SATURDAY 11th February – Our Lady of Lourdes

I return to London, the journey takes six hours, two hours walk to Market Rasen. There is no taxi, then a four hour train journey diverting via Nottingham and Leicester – a tour of the East Midlands – but it is worth it to get back for Marina’s party.

Before setting off, I revive myself by reading Psalm 114 in our village church:
“- when Israel came out of Egypt”.

Fourth Week in Ordinary Time and the feasts of St John Bosco and the Presentation of the Lord in the Temple


SUNDAY 29th January – Fourth Sunday in Ordinary Time

A day consisting of Mass in the Cathedral and Sunday lunch.

MONDAY 30th January

Everyone wants to cancel Trump’s state visit.

I say that if we force the Queen to have tea with the President of China, surely we can ask her politely to take tea with the duly-elected President of the USA.

TUESDAY 31st January – St John Bosco

The day of the great Brexit debate. 99 members have put in to speak. I am lucky to be called early at 3pm, with two interventions giving me eight minutes. I decide deliberately to be counter-intuitive and say Brexit is truly internationalist. Outside of the Customs Union we will trade with the rest of the world.

After going to the International Trade committee, hours in the Chamber and Chairing Westminster Hall, the evening Mindfulness course is a relief.

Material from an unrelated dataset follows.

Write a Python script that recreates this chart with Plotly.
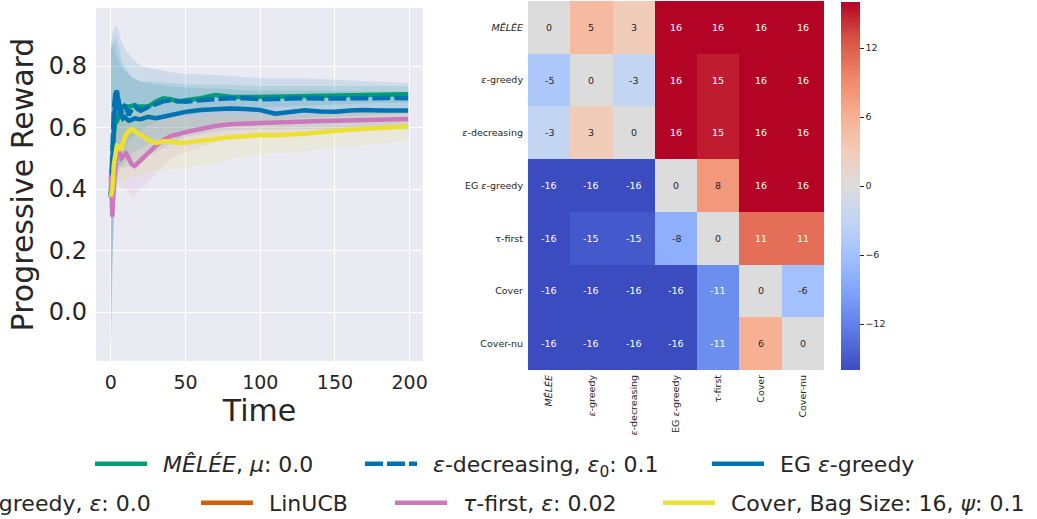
import plotly.graph_objects as go

# ---------------- line chart data ----------------
T = [0, 1, 2, 3, 4, 5, 6, 7, 8, 9, 10, 12, 14, 16, 18, 20, 25, 30, 35, 40, 45, 50,
     60, 70, 80, 90, 100, 110, 120, 130, 140, 150, 160, 170, 180, 190, 199]

melee = [0.375, 0.50, 0.58, 0.62, 0.62, 0.63, 0.65, 0.668, 0.665, 0.67, 0.67, 0.668, 0.672,
         0.673, 0.668, 0.668, 0.668, 0.684, 0.695, 0.692, 0.684, 0.689, 0.695, 0.706, 0.70,
         0.699, 0.70, 0.699, 0.70, 0.702, 0.703, 0.706, 0.706, 0.707, 0.708, 0.708, 0.708]
eps_decreasing = [0.38, 0.55, 0.66, 0.71, 0.715, 0.69, 0.66, 0.647, 0.665, 0.67, 0.665, 0.64,
                  0.66, 0.67, 0.66, 0.655, 0.667, 0.678, 0.685, 0.689, 0.686, 0.684, 0.689,
                  0.693, 0.695, 0.695, 0.692, 0.693, 0.695, 0.695, 0.694, 0.695, 0.695, 0.695,
                  0.695, 0.696, 0.695]
eg_greedy = [0.375, 0.50, 0.62, 0.70, 0.72, 0.68, 0.65, 0.64, 0.63, 0.635, 0.63, 0.622, 0.625,
             0.63, 0.628, 0.627, 0.635, 0.63, 0.635, 0.64, 0.645, 0.651, 0.657, 0.66, 0.662,
             0.66, 0.657, 0.645, 0.652, 0.656, 0.652, 0.651, 0.655, 0.657, 0.655, 0.654, 0.655]
tau_first = [0.445, 0.31, 0.42, 0.48, 0.53, 0.527, 0.51, 0.50, 0.505, 0.51, 0.516, 0.50, 0.48,
             0.475, 0.485, 0.495, 0.52, 0.54, 0.56, 0.572, 0.578, 0.585, 0.595, 0.605, 0.611,
             0.613, 0.616, 0.617, 0.619, 0.62, 0.621, 0.622, 0.623, 0.624, 0.626, 0.627, 0.628]
cover = [0.375, 0.40, 0.48, 0.52, 0.54, 0.538, 0.53, 0.527, 0.55, 0.565, 0.575, 0.588, 0.594,
         0.59, 0.58, 0.576, 0.56, 0.549, 0.555, 0.555, 0.55, 0.551, 0.558, 0.565, 0.569, 0.572,
         0.576, 0.575, 0.576, 0.58, 0.585, 0.59, 0.593, 0.596, 0.598, 0.60, 0.603]

# confidence bands (lower / upper), sampled at TB
TB = [0, 1, 2, 3, 5, 7, 10, 15, 20, 30, 40, 50, 75, 100, 125, 150, 175, 199]
melee_lo = [-0.11, 0.15, 0.30, 0.38, 0.44, 0.50, 0.54, 0.57, 0.59, 0.62, 0.635, 0.64, 0.66, 0.665, 0.67, 0.675, 0.68, 0.68]
melee_hi = [0.86, 0.88, 0.88, 0.85, 0.82, 0.80, 0.78, 0.76, 0.75, 0.75, 0.745, 0.74, 0.74, 0.735, 0.735, 0.735, 0.735, 0.735]
epsd_lo = [-0.11, 0.20, 0.35, 0.42, 0.46, 0.47, 0.49, 0.52, 0.53, 0.56, 0.58, 0.59, 0.61, 0.62, 0.63, 0.635, 0.64, 0.645]
epsd_hi = [0.86, 0.91, 0.92, 0.93, 0.92, 0.88, 0.85, 0.82, 0.80, 0.79, 0.78, 0.775, 0.77, 0.76, 0.76, 0.755, 0.75, 0.745]
eg_lo = [-0.11, 0.14, 0.33, 0.45, 0.48, 0.47, 0.47, 0.48, 0.50, 0.52, 0.545, 0.57, 0.59, 0.595, 0.595, 0.595, 0.595, 0.595]
eg_hi = [0.86, 0.86, 0.88, 0.90, 0.87, 0.82, 0.79, 0.76, 0.75, 0.74, 0.735, 0.73, 0.725, 0.72, 0.72, 0.718, 0.716, 0.716]
tau_lo = [0.34, 0.17, 0.30, 0.36, 0.42, 0.40, 0.40, 0.37, 0.40, 0.45, 0.50, 0.52, 0.56, 0.575, 0.585, 0.59, 0.595, 0.60]
tau_hi = [0.55, 0.45, 0.55, 0.60, 0.63, 0.62, 0.62, 0.60, 0.61, 0.63, 0.64, 0.645, 0.655, 0.655, 0.655, 0.655, 0.655, 0.655]
cover_lo = [0.30, 0.30, 0.36, 0.40, 0.42, 0.42, 0.43, 0.44, 0.45, 0.46, 0.465, 0.468, 0.49, 0.516, 0.52, 0.535, 0.545, 0.555]
cover_hi = [0.45, 0.50, 0.58, 0.62, 0.64, 0.66, 0.68, 0.68, 0.665, 0.64, 0.635, 0.635, 0.64, 0.64, 0.64, 0.645, 0.65, 0.65]

x_ticks = [0, 50, 100, 150, 200]
y_ticks = [0.0, 0.2, 0.4, 0.6, 0.8]

# ---------------- heatmap data ----------------
algos = ["<i>MÊLÉE</i>", "<i>ε</i>-greedy", "<i>ε</i>-decreasing", "EG <i>ε</i>-greedy",
         "τ-first", "Cover", "Cover-nu"]
wins = [
    [0, 5, 3, 16, 16, 16, 16],
    [-5, 0, -3, 16, 15, 16, 16],
    [-3, 3, 0, 16, 15, 16, 16],
    [-16, -16, -16, 0, 8, 16, 16],
    [-16, -15, -15, -8, 0, 11, 11],
    [-16, -16, -16, -16, -11, 0, -6],
    [-16, -16, -16, -16, -11, 6, 0],
]
cbar_ticks = [-12, -6, 0, 6, 12]
cbar_text = ["−12", "−6", "0", "6", "12"]

# ---------------- styles ----------------
FONT = "DejaVu Sans"
TXT = "#262626"
coolwarm = [[0.0, "#3b4cc0"], [0.1, "#5977e3"], [0.2, "#7b9ff9"], [0.3, "#9ebeff"],
            [0.4, "#c0d4f5"], [0.5, "#dddcdc"], [0.6, "#f2cbb7"], [0.7, "#f7ac8e"],
            [0.8, "#ee8468"], [0.9, "#d65244"], [1.0, "#b40426"]]

series = [
    ("<i>MÊLÉE</i>, <i>μ</i>: 0.0", melee, melee_lo, melee_hi, "#029E73", "solid", "legend"),
    ("<i>ε</i>-decreasing, <i>ε</i><sub>0</sub>: 0.1", eps_decreasing, epsd_lo, epsd_hi, "#0173B2", "18px,4px", "legend2"),
    ("EG <i>ε</i>-greedy", eg_greedy, eg_lo, eg_hi, "#0173B2", "solid", "legend3"),
    ("<i>τ</i>-first, <i>ε</i>: 0.02", tau_first, tau_lo, tau_hi, "#CC78BC", "solid", "legend6"),
    ("Cover, Bag Size: 16, <i>ψ</i>: 0.1", cover, cover_lo, cover_hi, "#ECE133", "solid", "legend7"),
]

def rgba(hexc, a):
    h = hexc.lstrip("#")
    return "rgba(%d,%d,%d,%.3f)" % (int(h[0:2], 16), int(h[2:4], 16), int(h[4:6], 16), a)

fig = go.Figure()

# bands
for name, vals, lo, hi, col, dash, lg in series:
    fig.add_trace(go.Scatter(
        x=TB + TB[::-1], y=hi + lo[::-1], fill="toself", mode="lines",
        line=dict(width=0), fillcolor=rgba(col, 0.12), showlegend=False,
        hoverinfo="skip", xaxis="x", yaxis="y"))

# lines
EN = "\u2002"
for name, vals, lo, hi, col, dash, lg in series:
    fig.add_trace(go.Scatter(
        x=T, y=vals, mode="lines", name=EN + name,
        line=dict(color=col, width=4.5, dash=dash),
        legend=lg, xaxis="x", yaxis="y"))

# legend-only entries
fig.add_trace(go.Scatter(x=[None], y=[None], mode="lines", name=EN + "<i>ε</i>-greedy, <i>ε</i>: 0.0",
                         line=dict(color="#DE8F05", width=4.5), legend="legend4"))
fig.add_trace(go.Scatter(x=[None], y=[None], mode="lines", name=EN + "LinUCB",
                         line=dict(color="#D55E00", width=4.5), legend="legend5"))

# heatmap
fig.add_trace(go.Heatmap(
    z=wins, x=algos, y=algos, zmin=-16, zmax=16, colorscale=coolwarm,
    xaxis="x2", yaxis="y2", showscale=True, hoverinfo="skip",
    colorbar=dict(x=(841 - 96) / 728, xanchor="left", xref="paper", xpad=0, ypad=0,
                  y=(370 - 186) / 369, yanchor="middle", yref="paper",
                  len=368 / 369, lenmode="fraction", thickness=19, outlinewidth=0,
                  tickvals=cbar_ticks, ticktext=cbar_text, ticks="outside", ticklen=4,
                  tickcolor=TXT, tickfont=dict(family=FONT, size=9.5, color=TXT))))

annotations = []
for i, row in enumerate(wins):
    for j, v in enumerate(row):
        annotations.append(dict(
            x=algos[j], y=algos[i], xref="x2", yref="y2", text=str(v),
            showarrow=False,
            font=dict(family=FONT, size=9.5, color="#ffffff" if abs(v) >= 10 else TXT)))

leg_common = dict(bgcolor="rgba(0,0,0,0)", borderwidth=0, itemwidth=52,
                  font=dict(family=FONT, size=22, color=TXT),
                  xanchor="left", yanchor="middle", xref="paper", yref="paper")
row1 = (370 - 464) / 369
row2 = (370 - 503) / 369
def lx(px):
    return (px - 96) / 728

fig.update_layout(
    width=1037, height=519,
    margin=dict(l=96, r=213, t=1, b=149, autoexpand=False),
    paper_bgcolor="white", plot_bgcolor="#EAEAF2",
    font=dict(family=FONT, color=TXT),
    xaxis=dict(domain=[0, (423 - 96) / 728], range=[-9.95, 208.95], tickvals=x_ticks,
               showgrid=True, gridcolor="white", gridwidth=1, zeroline=False, showline=False,
               ticks="", ticklabelstandoff=8, tickfont=dict(family=FONT, size=19, color=TXT),
               title=dict(text="Time", font=dict(family=FONT, size=30, color=TXT), standoff=6)),
    yaxis=dict(domain=[(370 - 361) / 369, (370 - 8) / 369], range=[-0.159, 0.9886],
               tickvals=y_ticks, tickformat=".1f",
               showgrid=True, gridcolor="white", gridwidth=1, zeroline=False, showline=False,
               ticks="", ticklabelstandoff=8, tickfont=dict(family=FONT, size=24, color=TXT),
               title=dict(text="Progressive Reward", font=dict(family=FONT, size=30, color=TXT), standoff=6)),
    xaxis2=dict(domain=[(528 - 96) / 728, 1.0], anchor="y2", showgrid=False, zeroline=False,
                tickangle=-90, ticks="", ticklabelstandoff=2,
                tickfont=dict(family=FONT, size=9.5, color=TXT)),
    yaxis2=dict(domain=[0, 1], anchor="x2", showgrid=False, zeroline=False, autorange="reversed",
                ticks="", ticklabelstandoff=4, tickfont=dict(family=FONT, size=9.5, color=TXT)),
    annotations=annotations,
    showlegend=True,
    legend=dict(x=lx(90), y=row1, **leg_common),
    legend2=dict(x=lx(360), y=row1, **leg_common),
    legend3=dict(x=lx(707), y=row1, **leg_common),
    legend4=dict(x=lx(-94), y=row2, **leg_common),
    legend5=dict(x=lx(196), y=row2, **leg_common),
    legend6=dict(x=lx(390), y=row2, **leg_common),
    legend7=dict(x=lx(658), y=row2, **leg_common),
)

fig.write_html("out.html", config={"displayModeBar": False},
               post_script="document.body.style.margin='0';")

Focusing on the present moment and the breath.

Christian meditation reminds us that if we regret the past, God did not say “I was”. If we fear about the future he does not say “I will be”. If we focus on the present he says “Yahweh”, “I am”.

The Brexit debate only finishes at midnight. Little perhaps achieved but those who spoke are at least in Hansard.

At University I read the 1972 debates on joining the EEC and here we are just over 40 years later reversing it.

WEDNESDAY 1st February

Dr Liam Fox is at the International Trade committee. I ask him about confusion over the Customs Union.

There is a massive majority for the Brexit Bill of 498 to 114. Tomorrow the Chancelleries of Europe all finally wake up. We are leaving.

THURSDAY 2nd February – The Presentation of the Lord in the Temple

David Davis does another statement on Brexit and confirms to me that yes, we are all leaving the Customs Union as well as the EU and the Internal Market.

At the Cathedral the Cardinal takes a mass for the consecrated religious. I feel a bit of an interloper and sit at the back.

FRIDAY 3rd February

I travel down to Downside for an oblates’ weekend. As always the atmosphere fades in gently but at Vespers I feel inspired to write more about my reaction to St Benedict over the life of our family, coming here for over thirty years.

SATURDAY 4th February

In his talk, Father Alexander urges us to silence and stillness. He likes talking to the sound of scattering pebbles, silence to gathering in.

In the afternoon I walk for two hours ending alongside a quiet black stream, bubbling very gently in wintery woods.